Para que esta convivencia sea posible, necesitamos aferrarnos a ciertos principios. Por un lado, los fetiches liberales, como un mercado libre que impulse la innovación y libertades individuales que garanticen la autonomía de cada persona. Por otro, los valores sociales, encarnados en un Estado de bienestar que asegure la satisfacción de las necesidades básicas como derechos inalienables. Y como pilar fundamental, un Estado de derecho sólido, con Poderes y niveles de gobierno diferenciados, amparado en leyes constitucionales que protejan a todos por igual.
Sin embargo, este modelo de ciudad, vibrante y diverso, no está exento de desafíos. La gentrificación, un fenómeno tan ajeno a Pionyang o Abu Dhabi como palpable en Mitte, la Americana, Williamsburg o la Roma, es una de sus consecuencias. Y, paradójicamente, los primeros impulsores de este proceso somos los locales. Generamos plusvalía, creamos empleos, mejoramos la infraestructura y las condiciones de vida, pero también disparamos el costo de las rentas, desplazamos a los habitantes y negocios tradicionales, y a veces impactamos negativamente en la vida comunitaria. Luego llegan los "gringos" de todas partes del mundo, atraídos por la "onda" que nosotros mismos creamos, y repiten el ciclo, solo que con dólares o euros. Y en medio de todo esto, quienes realmente se benefician son aquellos que especulan con las propiedades, rentándolas como Airbnbs, aprovechando los vacíos legales.
Ante esta realidad, la Ciudad de México no necesita bandos ni decretos arbitrarios, sino una política de vivienda integral, tanto para la venta como para la renta.
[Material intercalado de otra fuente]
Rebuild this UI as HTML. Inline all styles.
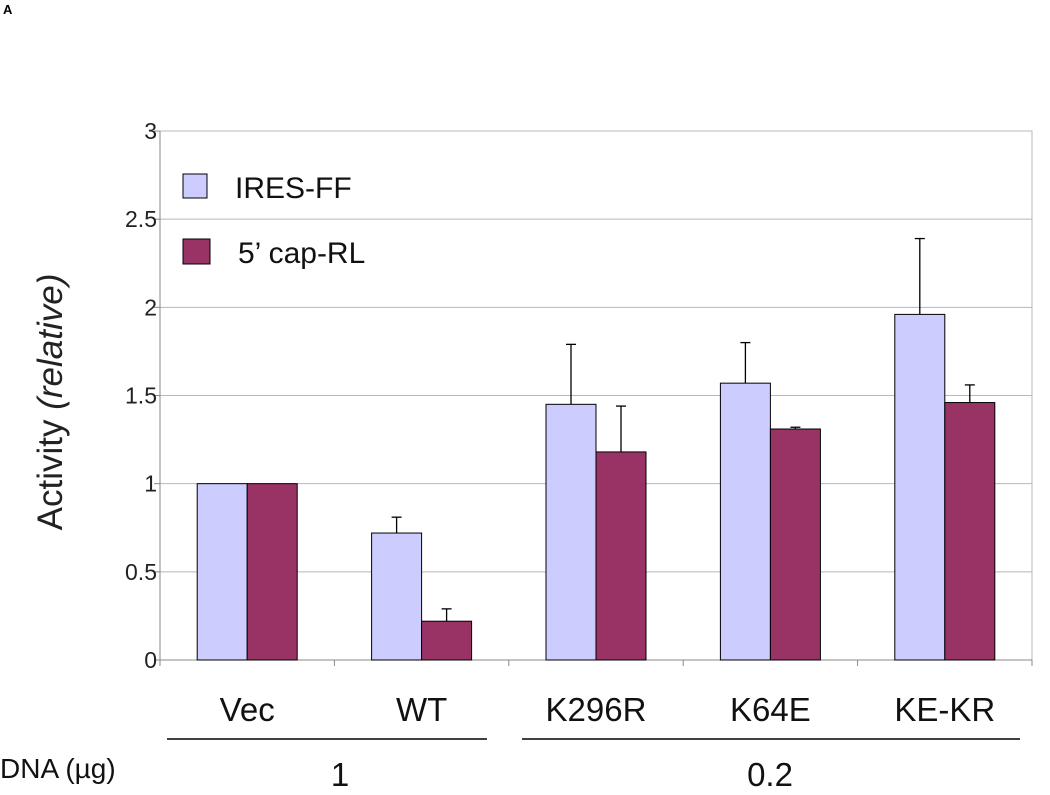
<!DOCTYPE html>
<html><head><meta charset="utf-8"><style>
body{margin:0;background:#fff;}
svg{display:block;font-family:"Liberation Sans",Arial,sans-serif;}
</style></head><body>
<svg id="c" width="1050" height="795" xmlns="http://www.w3.org/2000/svg">
<text x="3" y="14" font-size="13" font-weight="bold">A</text>
<g id="plot"></g>
</svg>
<script>
const categories=["Vec","WT","K296R","K64E","KE-KR"];
const iresValues=[1,0.72,1.45,1.57,1.96];
const iresErr=[0,0.09,0.34,0.23,0.43];
const capValues=[1,0.22,1.18,1.31,1.46];
const capErr=[0,0.07,0.26,0.01,0.10];
const yTicks=["0","0.5","1","1.5","2","2.5","3"];
const NS="http://www.w3.org/2000/svg";
const g=document.getElementById('plot');
const X0=160,X1=1032,Y0=660,Y1=131,YMAX=3;
const y=v=>Y0-(v/YMAX)*(Y0-Y1);
const gw=(X1-X0)/categories.length;
const xc=i=>X0+gw*(i+0.5);
function mk(t,a,txt){const e=document.createElementNS(NS,t);for(const k in a)e.setAttribute(k,a[k]);if(txt!==undefined)e.textContent=txt;g.appendChild(e);return e;}
yTicks.forEach(t=>{const v=parseFloat(t),yy=y(v);
 if(v>0){const l=mk('line',{x1:X0,x2:X1,y1:yy,y2:yy,stroke:'#b8b8b8','stroke-width':1});
 
 }
 const tk=mk('line',{x1:X0-6,x2:X0,y1:yy,y2:yy,stroke:'#888'});
 
 
 const tx=mk('text',{x:X0-3,y:yy+8,'font-size':23,'text-anchor':'end',fill:'#222'},t);
 
 
});
const fr=mk('rect',{x:X0,y:Y1,width:X1-X0,height:Y0-Y1,fill:'none',stroke:'#b8b8b8'});


const ax=mk('line',{x1:X0,x2:X0,y1:Y1,y2:Y0,stroke:'#888'});


const bx=mk('line',{x1:X0,x2:X1,y1:Y0,y2:Y0,stroke:'#888'});


for(let i=0;i<=categories.length;i++){const t=mk('line',{x1:X0+gw*i,x2:X0+gw*i,y1:Y0,y2:Y0+6,stroke:'#888'});
 
 }
const BW=50;
categories.forEach((c,i)=>{
 [[iresValues,iresErr,'#ccccff',-BW,'ires-ff'],[capValues,capErr,'#993366',0,'cap-rl']].forEach(([vals,errs,col,off,nm])=>{
  const v=vals[i],x=xc(i)+off,top=y(v);
  if(errs[i]>0){const et=y(v+errs[i]);
   const e1=mk('line',{x1:x+BW/2,x2:x+BW/2,y1:et,y2:top,stroke:'#000','stroke-width':1.3});
   
   
   const e2=mk('line',{x1:x+BW/2-5,x2:x+BW/2+5,y1:et,y2:et,stroke:'#000','stroke-width':1.3});
   
   }
  const r=mk('rect',{x:x,y:top,width:BW,height:Y0-top,fill:col,stroke:'#000','stroke-width':1});
  
  
 });
 const t=mk('text',{x:xc(i),y:721,'font-size':33,'text-anchor':'middle',fill:'#111'},c);
 
 
});
</script>
<svg style="position:absolute;left:0;top:0" width="1050" height="795" xmlns="http://www.w3.org/2000/svg" font-family="Liberation Sans, Arial, sans-serif">
<g>
<rect x="183" y="174" width="24" height="24" fill="#ccccff" stroke="#000"/>
<text x="235" y="198" font-size="30" fill="#111">IRES-FF</text>
<rect x="183" y="239" width="27" height="25" fill="#993366" stroke="#000"/>
<text x="238" y="263" font-size="30" fill="#111">5’ cap-RL</text>
</g>
<text transform="translate(62,402) rotate(-90)" font-size="35" text-anchor="middle" fill="#222">Activity <tspan font-style="italic">(relative)</tspan></text>
<line x1="167" x2="487" y1="739" y2="739" stroke="#000" stroke-width="1.5"/>
<line x1="522" x2="1020" y1="739" y2="739" stroke="#000" stroke-width="1.5"/>
<text x="0" y="778" font-size="28" fill="#111">DNA (µg)</text>
<text x="340" y="786" font-size="33" text-anchor="middle" fill="#111">1</text>
<text x="770" y="786" font-size="33" text-anchor="middle" fill="#111">0.2</text>
</svg>
</body></html>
Urge implementar controles en los alquileres y regular las rentas a corto plazo, en lugar de celebrar convenios con plataformas como Airbnb. No se trata de culpar al "gringo" que busca un lugar donde vivir, sino de cuestionar las políticas que permiten la especulación y el desplazamiento. Es hora de repensar el modelo, de construir una ciudad más justa y equitativa para todos, donde la convivencia y la diversidad sean no solo una realidad, sino un derecho garantizado.